ST. LOUIS — Yes. It all really happened.
One of the many bizarre aspects of the much-talked about Netflix docuseries, "Tiger King: Murder, Mayhem, and Madness," is the fact that it constantly seems like a movie. You have to keep convincing yourself throughout the seven episodes that it really is non-fiction. Too unreal to be true, but somehow ends up being 100% real.
I got to it later than most (sorry, working on my baseball swing during the stay-at-home order), but here are five things to know as you dip your feet in the water or even after you've already left the dirty pool.
Joe Exotic is the reason to watch this series
He's just a sinister creation. A broken recipe. A cross between a young Nicolas Cage and some Coen Brothers creation who looks like he fell out of a hallucination-induced rodeo clown pipe dream, it's his actions that trigger all the stories and twisted plot threads of this true crime documentary. The owner of an exotic animal theme park in Oklahoma who bites off way too much for chewing, this guy was something else. Born Joseph Schreibvogel but after marrying a few different men, is known now as Joseph Maldonado-Passage.
Part tiger whisperer, part wicked cowboy, part twisted dream, Joe Exotic's murder-for-hire plot is what undid his empire, but there's so much to soak in here. He sings these country tunes for his website, and gives these wild news updates. He carries a six-shooter on his hip at all times, and dresses like he's ready to ride a bull, star in a remake of "Urban Cowboy," and go to a disco bar. An openly gay animal lover, Exotic is three shakes of crazy that only sometimes do you believe to be an act.
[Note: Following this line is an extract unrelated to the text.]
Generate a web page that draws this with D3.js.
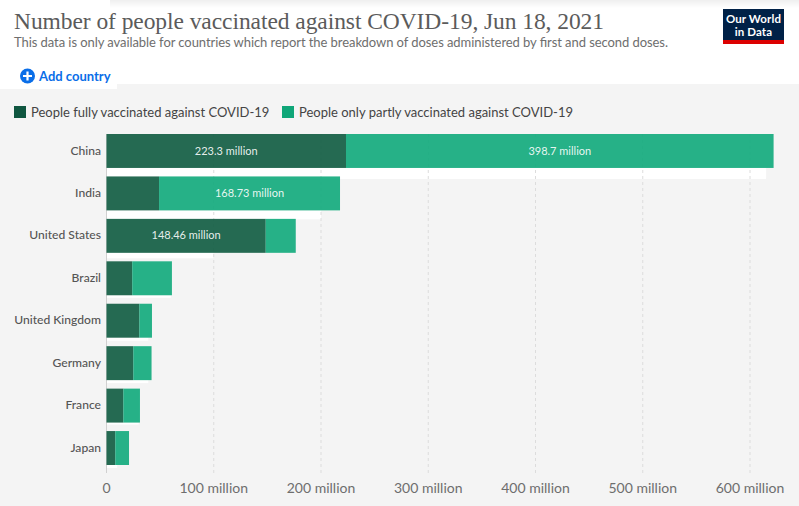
<!DOCTYPE html>
<html><head><meta charset="utf-8">
<script src="https://cdn.jsdelivr.net/npm/d3@7/dist/d3.min.js"></script>
<style>html,body{margin:0;padding:0;background:#fff;overflow:hidden}svg{display:block}text{font-family:Lato,sans-serif}</style>
</head><body><svg id="c" width="799" height="506"><defs><linearGradient id="sh" x1="0" y1="0" x2="0" y2="1"><stop offset="0" stop-color="#efefef"/><stop offset="1" stop-color="#ffffff"/></linearGradient></defs></svg>
<script>
const countries = ["China","India","United States","Brazil","United Kingdom","Germany","France","Japan"];
const fully = [223.3,49,148.46,24,30.6,25,15.7,8.2];
const partly = [398.7,168.73,28,37,11.8,17,15.5,12.8];
const ticks = [0,100,200,300,400,500,600];
const seriesNames = ["People fully vaccinated against COVID-19","People only partly vaccinated against COVID-19"];
// extent (millions) of the pale bands left beneath each bar in the source image
const paleEnds = [615,200,99.5,60,39,39,30,10];
const paleDepth = [11,9,5.5,2.5,3,3,2,3];

const svg = d3.select("#c");
const x = d3.scaleLinear().domain([0,600]).range([106.5,750]);
const y = d3.scaleBand().domain(countries).range([134,465]).paddingInner(0.2).paddingOuter(0);
const dark="#0e5b40", light="#10aa7b";

// backgrounds
svg.append("rect").attr("width",799).attr("height",506).attr("fill","#fff");
svg.append("rect").attr("x",110).attr("width",689).attr("height",8).attr("fill","url(#sh)");
svg.append("rect").attr("y",84).attr("width",799).attr("height",422).attr("fill","#f4f4f4");
svg.append("rect").attr("y",84).attr("width",117).attr("height",5).attr("fill","#fff");

// title block
svg.append("text").attr("x",14).attr("y",29).attr("textLength",590).attr("lengthAdjust","spacing")
  .style("font-family","'Liberation Serif',serif").style("font-size","23.5px").attr("fill","#5b5b5b")
  .text("Number of people vaccinated against COVID-19, Jun 18, 2021");
svg.append("text").attr("x",14).attr("y",47).style("font-size","13px").attr("fill","#6e6e6e")
  .attr("textLength",654).text("This data is only available for countries which report the breakdown of doses administered by first and second doses.");

// add country
svg.append("circle").attr("cx",27.5).attr("cy",76).attr("r",7.5).attr("fill","#0a6ee8");
svg.append("path").attr("d","M27.5 71.5v9M23 76h9").attr("stroke","#fff").attr("stroke-width",2.2);
svg.append("text").attr("x",39).attr("y",81).style("font-size","13px").style("font-weight",700).attr("fill","#0a6ee8").text("Add country");

// logo
svg.append("rect").attr("x",723).attr("y",9).attr("width",61).attr("height",35).attr("fill","#002147");
svg.append("rect").attr("x",723).attr("y",40).attr("width",61).attr("height",4).attr("fill","#dc0000");
svg.selectAll(".lg").data(["Our World","in Data"]).join("text").attr("class","lg")
  .attr("x",753.5).attr("y",(d,i)=>23+i*13).attr("text-anchor","middle").attr("fill","#fff")
  .style("font-size","11.5px").style("font-weight",700).style("letter-spacing","0.1px").text(d=>d);

// legend
const legendX=[14,282];
svg.selectAll(".ls").data(seriesNames).join("rect").attr("class","ls")
  .attr("x",(d,i)=>legendX[i]).attr("y",106).attr("width",12).attr("height",12)
  .attr("fill",(d,i)=>i?"#0fa678":"#0f5640");
svg.selectAll(".lt").data(seriesNames).join("text").attr("class","lt")
  .attr("x",(d,i)=>legendX[i]+17).attr("y",117).style("font-size","13px").attr("fill","#444").text(d=>d);

// pale bands
svg.selectAll(".pale").data(countries).join("rect").attr("class","pale")
  .attr("x",x(0)).attr("y",c=>y(c)+y.bandwidth())
  .attr("width",(c,i)=>x(paleEnds[i])-x(0)).attr("height",(c,i)=>paleDepth[i]).attr("fill","#fff");

// grid
svg.selectAll(".g").data(ticks.slice(1)).join("line").attr("class","g")
  .attr("x1",d=>x(d)).attr("x2",d=>x(d)).attr("y1",134).attr("y2",473)
  .attr("stroke","#dcdcdc").attr("stroke-dasharray","3,3");
svg.append("line").attr("x1",x(0)).attr("x2",x(0)).attr("y1",134).attr("y2",473).attr("stroke","#d0d0d0");

// bars
const row=svg.selectAll(".row").data(countries).join("g").attr("class","row");
row.append("rect").attr("x",x(0)).attr("y",c=>y(c)).attr("height",y.bandwidth())
  .attr("width",(c,i)=>x(fully[i])-x(0)).attr("fill",dark).attr("fill-opacity",.9);
row.append("rect").attr("x",(c,i)=>x(fully[i])).attr("y",c=>y(c)).attr("height",y.bandwidth())
  .attr("width",(c,i)=>x(fully[i]+partly[i])-x(fully[i])).attr("fill",light).attr("fill-opacity",.9);
row.append("text").attr("x",x(0)-5.5).attr("y",c=>y(c)+y.bandwidth()/2+3.6).attr("text-anchor","end")
  .style("font-size","12.1px").style("font-weight",500).attr("fill","#555").text(c=>c);

// value labels on the wide segments
const fmt=v=>v+" million";
row.each(function(c,i){
  const g=d3.select(this);
  [[0,fully[i]],[fully[i],partly[i]]].forEach(([s,v])=>{
    if(x(v)-x(0)<95) return;
    g.append("text").attr("x",x(s+v/2)).attr("y",y(c)+y.bandwidth()/2+3.6).attr("text-anchor","middle")
     .style("font-size","11px").attr("fill","#fff").attr("fill-opacity",.9).text(fmt(v));
  });
});

// axis labels
svg.selectAll(".t").data(ticks).join("text").attr("class","t")
  .attr("x",d=>x(d)).attr("y",493).attr("text-anchor","middle")
  .style("font-size","14px").attr("fill","#6e6e6e").text(d=>d===0?"0":d+" million");
</script></body></html>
Carole Baskin is a shady character I can't trust
While Joe is painted as both the protagonist and antagonist at times throughout this series (for good reason), it's Baskin who seems to be hiding something. Her first husband, Don Lewis, went missing suddenly and you get the uncomfortable feeling watching this show that she may have orchestrated it. This is one of the only theories from Joe that seems legit. Baskin was the park owner who used to breed young tigers and engage in activities that she deems criminal practice from Exotic, but now has turned over a new leaf. She doesn't pay most of her employees at Big Cat Rescue, yet generates millions of page views on her YouTube page and website, and makes a lot of money. There's something just off about her that never quite leaves you.
Poor Travis Maldonado
Look, the kid was a drug addict and needed extreme guidance but if there's one young, misbegotten soul here, it's this kid. It's his fate that hits you the hardest during this series and one even myself didn't see coming. A young kid who comes to work for Joe, marries him, and runs into the end of innocence wall that hits so many like him. Roped into a fever dream at a young age and twisted, I'd classify Travis as an unfortunate victim. Most of what happens in this series you won't be able to believe. It's like your eyes asking for a rain check.
The real losers here are the animals
In the end, almost every human on this show is guilty of something or involved in illegal activity. The real losers are the animals: the tigers, lions, gorillas, and assorted animals held in captivity. The conservation of our wild species is the real casualty here. Baskin, Exotic, and even the very shady businessman Jeff Lowe all want to keep the animals in cages to an extent. They make money off taking these precious beasts out of their natural habitat and milking them for cash. Don't let Baskin or Lowe fool you one bit. It's a commerce game. Every human is a con; all the animals are innocent victims. That's not stopping any time soon.
There could be a Season 2
Joe Exotic in prison could make for good television and near the end of the series, there is a suspicion that the FBI are going to drop the hammer on other participants very soon. We could also just catch up with all the park workers, including the legless yet charismatic John Reinke and the loyal worker with one arm, Kelci Saffery. See how Lowe's planned reopening is going, or how bad it's burning in flames. See if Baskin's tricky smile has cracked yet, or how crazy Joe is doing in jail. I think 4-5 episodes could be produced. That's the good thing about real life: there's always more of it to film.
I can tell you this. This is unlike anything you've seen before. "Tiger King" is a bizarre and twisted take on power and corruption mixing together to make deadly concoctions that have lasting effects on different kinds of species. You won't be able to look away once you've peaked at the first episode. Clear around six hours off your schedule. Hold off on "Ozark" or go back and forth.
By the end, you may fear these exotic animal park owners more than the drug cartel.